Ousmane Boly est le maire de la commune rurale de Diabo, localité située dans la province du Gourma. Nous l’avons rencontré le jeudi 26 juillet 2018. Sans tabou, il évoque la vie de sa commune dans cet entretien.

Lefaso.net : Comment pouvez-vous présenter aux lecteurs la commune rurale de Diabo ?

Ousmane Boly (O.B.) : La commune de Diabo est située dans la province du Gourma, dans la région de l’Est du Burkina Faso. Elle est à environ 210 km de Ouagadougou, à 50 Km au Sud-Ouest du chef-lieu de la région de l’Est, Fada N’Gourma. La commune s’étend sur une superficie de 656 km2 et compte 64 villages et une dizaine de hameaux de culture avec une population estimée à 43 000 habitants en 2006 dont 52% de femmes. Diabo est une commune de migrants avec des communautés qui sont venues de plusieurs horizons pour bâtir un socle communautaire solide.

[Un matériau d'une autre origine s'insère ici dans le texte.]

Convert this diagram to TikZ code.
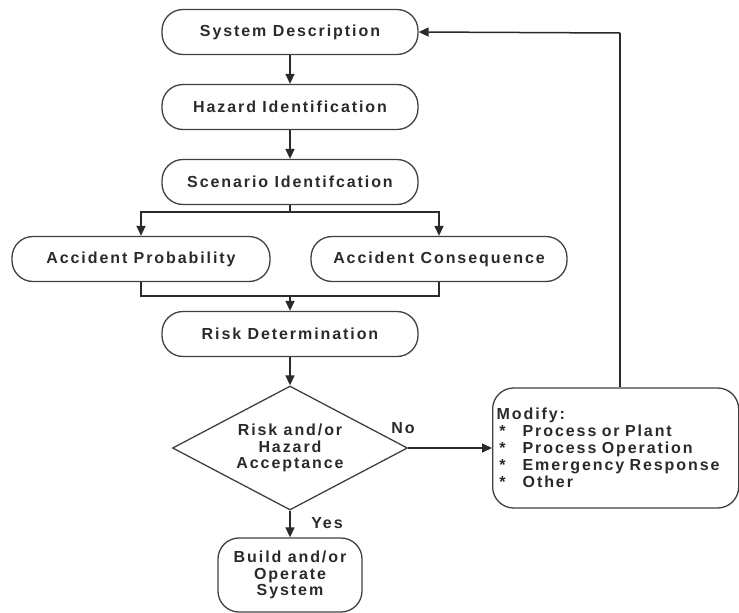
\documentclass[tikz,border=0pt]{standalone}
\usepackage{fontspec}
\setmainfont{Liberation Sans}[LetterSpace=12]
\usetikzlibrary{shapes.geometric,arrows.meta}
\definecolor{ink}{HTML}{2A2A2A}
\definecolor{edge}{HTML}{404040}
\newcommand{\bulletitem}[1]{\makebox[26pt][l]{\,*}#1}
\begin{document}
\begin{tikzpicture}[x=1pt,y=-1pt,
  every node/.style={font=\fontsize{16}{17}\selectfont\bfseries, text=ink},
  procbox/.style={draw=edge, line width=1.3pt, rounded corners=21pt, minimum height=45pt, inner sep=0pt},
  link/.style={draw=ink, line width=1.5pt},
  arr/.style={link, -{Triangle[length=10pt,width=9pt]}}]
\useasboundingbox (0,0) rectangle (739,613);

\node[procbox, minimum width=256pt] (sys) at (290,32) {System Description};
\node[procbox, minimum width=256pt] (haz) at (290,107) {Hazard Identification};
\node[procbox, minimum width=256pt] (scn) at (290,182) {Scenario Identifcation};
\node[procbox, minimum width=258pt] (prob) at (141,259) {Accident Probability};
\node[procbox, minimum width=256pt] (cons) at (439,259) {Accident Consequence};
\node[procbox, minimum width=256pt] (risk) at (290,334) {Risk Determination};
\node[draw=edge, line width=1.3pt, diamond, aspect=1.9, minimum width=235pt, minimum height=124pt, inner sep=0pt, align=center, font=\fontsize{16}{16.5}\selectfont\bfseries] (acc) at (290,448) {Risk and/or\\Hazard\\Acceptance};
\node[procbox, minimum width=246pt, minimum height=120pt, align=left, anchor=west, text width=238pt, inner xsep=4pt, font=\fontsize{16}{17}\selectfont\bfseries] (mod) at (492,448) {Modify:\\\bulletitem{Process or Plant}\\\bulletitem{Process Operation}\\\bulletitem{Emergency Response}\\\bulletitem{Other}};
\node[procbox, minimum width=144pt, minimum height=74pt, align=center, font=\fontsize{16}{16.5}\selectfont\bfseries] (bld) at (290,575) {Build and/or\\Operate\\System};

\coordinate (split) at (290,212);
\coordinate (merge) at (290,296);
\coordinate (back) at (620,33);

\draw[arr] (sys) -- (haz);
\draw[arr] (haz) -- (scn);
\draw[link] (scn.south) -- (split);
\draw[arr] (split) -| (prob.north);
\draw[arr] (split) -| (cons.north);
\draw[link] (prob.south) |- (merge);
\draw[link] (cons.south) |- (merge);
\draw[arr] (merge) -- (risk.north);
\draw[arr] (risk) -- (acc.north);
\draw[arr] (acc.east) -- (mod.west);
\node (no) at (403,428) {No};
\draw[arr] (acc.south) -- (bld.north);
\node (yes) at (327,523) {Yes};
\draw[link] (mod.north -| back) -- (back);
\draw[arr] (back) -- (sys.east);
\end{tikzpicture}
\end{document}
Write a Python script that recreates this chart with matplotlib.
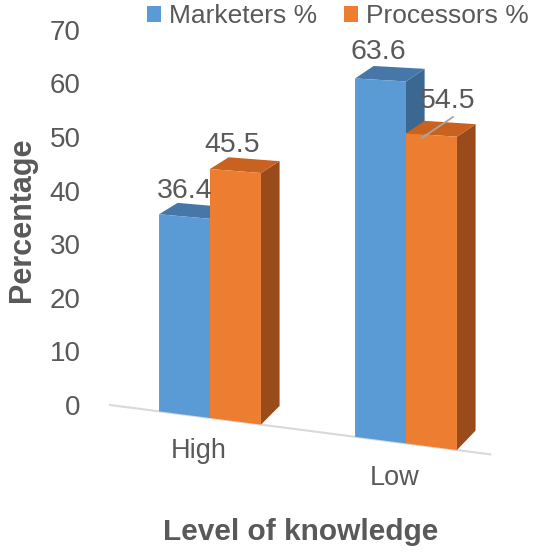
import numpy as np
import matplotlib
matplotlib.use("Agg")
import matplotlib.pyplot as plt
import matplotlib.transforms as mtransforms
from matplotlib.patches import Polygon, Patch

# data
categories = ["High", "Low"]
marketers = [36.4, 63.6]
processors = [45.5, 54.5]
series_names = ["Marketers %", "Processors %"]
yticks = [0, 10, 20, 30, 40, 50, 60, 70]

plt.rcParams["font.family"] = ["Liberation Sans", "DejaVu Sans"]
TXT = "#595959"


class Tilt(mtransforms.Transform):
    """fake perspective: floor slopes down to the right, bars grow a little"""
    input_dims = 2
    output_dims = 2

    def __init__(self, x0, slope, grow):
        super().__init__()
        self.x0, self.slope, self.grow = x0, slope, grow

    def transform_non_affine(self, values):
        v = np.asarray(values, dtype=float)
        d = v[..., 0] - self.x0
        y = v[..., 1] * (1 + self.grow * d) - self.slope * d
        return np.stack([v[..., 0], y], axis=-1)


fig = plt.figure(figsize=(5.4, 5.52), dpi=100)
ax = fig.add_axes([100 / 540, 82 / 552, 420 / 540, 450 / 552])
ax.set_xlim(-0.5612, 1.5816)
ax.set_ylim(-12.13, 71.83)
ax.set_autoscale_on(False)
tr = Tilt(-0.51, 4.75, 0.041) + ax.transData

w = 0.26
dx, dy, dyb = 0.095, 2.4, 3.8
blues = ("#5B9BD5", "#4677A8", "#3A6891")
oranges = ("#ED7D31", "#C9611F", "#9A4B1B")


def box(xc, val, cols, z):
    face, top, side = cols
    xl, xr = xc - w / 2, xc + w / 2
    ax.add_patch(Polygon([(xr, 0), (xr + dx, dyb), (xr + dx, val + dy), (xr, val)],
                         closed=True, fc=side, ec="none", transform=tr, zorder=z))
    ax.add_patch(Polygon([(xl, val), (xl + dx, val + dy), (xr + dx, val + dy), (xr, val)],
                         closed=True, fc=top, ec="none", transform=tr, zorder=z))
    ax.bar(xc, val, w, color=face, transform=tr, zorder=z)


# floor line
ax.plot([-0.51, 1.43], [0, 0], color="#D9D9D9", lw=1.5, transform=tr, zorder=1, clip_on=False)

x = np.arange(len(categories))
for i in range(len(categories)):
    box(x[i] - w / 2, marketers[i], blues, 2 + 2 * i)
    box(x[i] + w / 2, processors[i], oranges, 3 + 2 * i)
    ax.text(x[i] - 0.06, -6.3, categories[i], transform=tr, ha="center", va="center",
            fontsize=19.5, color=TXT)

# value labels
ax.text(x[0] - w / 2, marketers[0] + 3.4, f"{marketers[0]}", transform=tr,
        ha="center", va="baseline", fontsize=20.5, color=TXT, zorder=10)
ax.text(x[0] + w / 2 - 0.015, processors[0] + 3.4, f"{processors[0]}", transform=tr,
        ha="center", va="baseline", fontsize=20.5, color=TXT, zorder=10)
ax.text(x[1] - w / 2 - 0.01, marketers[1] + 3.7, f"{marketers[1]}", transform=tr,
        ha="center", va="baseline", fontsize=20.5, color=TXT, zorder=10)
xo = x[1] + w / 2
ax.plot([xo - 0.048, xo + 0.11], [processors[1] - 0.6, processors[1] + 3.4],
        color="#A6A6A6", lw=1.3, transform=tr, zorder=10)
ax.text(xo + 0.084, processors[1] + 4.9, f"{processors[1]}", transform=tr,
        ha="center", va="baseline", fontsize=20.5, color=TXT, zorder=10)

for s in ax.spines.values():
    s.set_visible(False)
ax.set_xticks([])
ax.set_yticks(yticks)
ax.tick_params(axis="y", length=0, pad=14, labelsize=20, labelcolor=TXT)

fig.text(22 / 540, 1 - 220 / 552, "Percentage", rotation=90, ha="center", va="center",
         fontsize=22, fontweight="bold", color=TXT)
fig.text(301 / 540, 1 - 532 / 552, "Level of knowledge", ha="center", va="center",
         fontsize=21.5, fontweight="bold", color=TXT)

fig.legend(handles=[Patch(fc=blues[0]), Patch(fc=oranges[0])], labels=series_names,
           loc="upper center", bbox_to_anchor=(338 / 540, 1.012), ncol=2, frameon=False,
           fontsize=19, handlelength=0.55, handleheight=0.55, handletextpad=0.3,
           columnspacing=1.0, labelcolor=TXT, borderaxespad=0)

fig.savefig("out.png", dpi=100)
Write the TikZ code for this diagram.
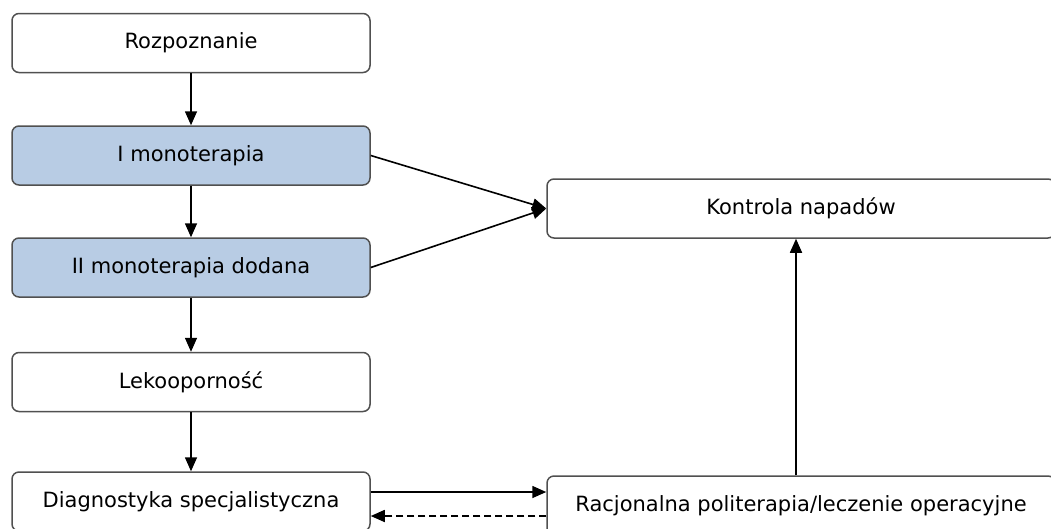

Lefaso.net : Quelles sont les potentialités dont regorge votre commune ?

O.B. :
Notre commune a une vocation agro-sylvo-pastorale très ancienne. À titre d’exemple, la commune de Diabo possède 18 bas-fonds aménagés sur une superficie estimée à 292,5 hectares. 80% des ménages pratiquent l’élevage avec un cheptel important qui ravitaille les marchés locaux, régionaux et sous-régionaux. L’élevage est l’un des pôles générateurs de revenus monétaires et le principal moyen de couverture des besoins essentiels des populations.
La pêche est également pratiquée dans les barrages de Zanré et de Lorgho. Les produits forestiers non-ligneux sont abondants et procurent également des revenus aux populations avec des reliques forestières importantes dans la partie sud et sud-est de la commune.

Lefaso.net : Quelle est, selon vous, la particularité de la commune de Diabo par rapport aux autres communes du Burkina ?

O.B. :
Je peux dire qu’avec ses 23 points d’eau dont trois barrages qui ont des eaux qui ne tarissent pas, la commune de Diabo est particulière par rapport aux autres. Ensuite la forte production de la patate douce constitue également une particularité. Le fait que Diabo soit un carrefour et un centre de transit pour les communes de la région du Centre-Est et la région de l’Est favorise mieux les échanges commerciaux.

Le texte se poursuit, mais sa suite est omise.